Federal stimulus checks and extra unemployment insurance payments meant personal income in Michigan went up during the pandemic, even as employment crashed. Spending shifted to goods, which are subject to sales tax, from services, which are not.

More:Michigan's local governments getting huge one-time $4.4B windfall: What it means

More:Michigan supplemental state budget includes $150M for COVID-19 testing in K-12 schools

Economists said Friday that many Michiganders still have stimulus money left to spend, but spending patterns are expected to gradually return to normal over the next few years. At the same time, higher wages and prices mean higher tax revenues for the state.

Economists cautioned the rosy revenue picture is not without worries, including:

  • Inflation could be sharper and longer-lasting than expected, resulting in higher interest rates and slower growth, or even a sharp slowdown.
  • New virus variants could make current supply chain problems and labor shortages worse, leading to higher inflation and slower growth.
  • Housing demand is expected to remain high, but new home construction will be constrained by the high price and low availability of lumber and construction labor.
  • The continuing semiconductor shortage could continue to hurt new car sales, which hits Michigan especially hard.
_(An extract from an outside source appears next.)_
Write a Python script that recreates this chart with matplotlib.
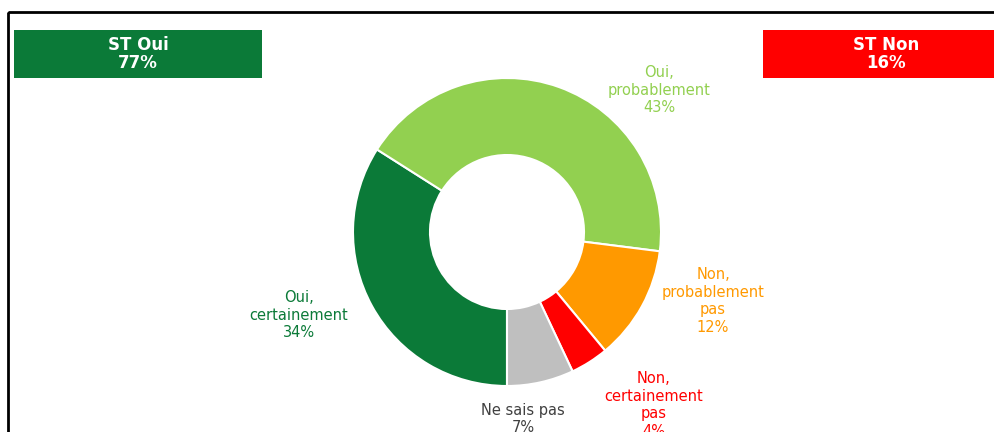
import matplotlib
matplotlib.use("Agg")
import matplotlib.pyplot as plt
from matplotlib.patches import Rectangle

# data
categories = ["Oui,\ncertainement", "Oui,\nprobablement", "Non,\nprobablement\npas",
              "Non,\ncertainement\npas", "Ne sais pas"]
values = [34, 43, 12, 4, 7]
colors = ["#0B7A38", "#92D050", "#FF9900", "#FF0000", "#BFBFBF"]
text_colors = ["#0B7A38", "#92D050", "#FF9900", "#FF0000", "#404040"]
summary_labels = ["ST Oui", "ST Non"]
summary_values = [77, 16]
summary_colors = ["#0B7A38", "#FF0000"]

# label centres in pixels (x, y from top)
label_pos = [(299, 315), (659, 90), (713, 301), (654, 405), (523, 419)]
box_pos = [(14, 30, 248, 48), (763, 30, 240, 48)]

W, H = 995, 432
fig = plt.figure(figsize=(W / 100, H / 100), dpi=100)

# background axes in pixel coords
bg = fig.add_axes([0, 0, 1, 1])
bg.set_xlim(0, W)
bg.set_ylim(H, 0)
bg.axis("off")
bg.add_patch(Rectangle((8, 12), W + 20, H + 20, fill=False, edgecolor="black", linewidth=2))

for (x, y, w, h), lab, v, c in zip(box_pos, summary_labels, summary_values, summary_colors):
    bg.add_patch(Rectangle((x, y), w, h, facecolor=c, edgecolor="none"))
    bg.text(x + (min(w, W - x)) / 2 if x < 500 else 886, y + h / 2, f"{lab}\n{v}%",
            ha="center", va="center", color="white", fontsize=12, fontweight="bold",
            linespacing=1.05)

for (x, y), cat, v, tc in zip(label_pos, categories, values, text_colors):
    bg.text(x, y, f"{cat}\n{v}%", ha="center", va="center", color=tc,
            fontsize=10.5, linespacing=1.2)

# donut
cx, cy, r = 507, 232, 154
ax = fig.add_axes([(cx - r) / W, (H - cy - r) / H, 2 * r / W, 2 * r / H])
ax.pie(values, colors=colors, startangle=-90, counterclock=False, radius=1,
       wedgeprops=dict(width=0.5, edgecolor="white", linewidth=1.5))
ax.set_xlim(-1, 1)
ax.set_ylim(-1, 1)
ax.set_aspect("equal")
ax.axis("off")

fig.savefig("out.png", dpi=100)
State Rep. Thomas Albert, R-Lowell, chairman of the House Appropriations Committee, urged caution.

“Revenue projections continue to exceed previous expectations, but it does not eliminate the need to be cautious and smart about how the state invests taxpayer money," Albert said.

"Year-over-year inflation rose by 7% in December, the fastest rate of growth in nearly 40 years. I’m worried that federal government policies, supply chain issues and labor force shortages might exacerbate that trend. It’s unsustainable and could cause serious problems for our economy, so we must be prepared for potential consequences."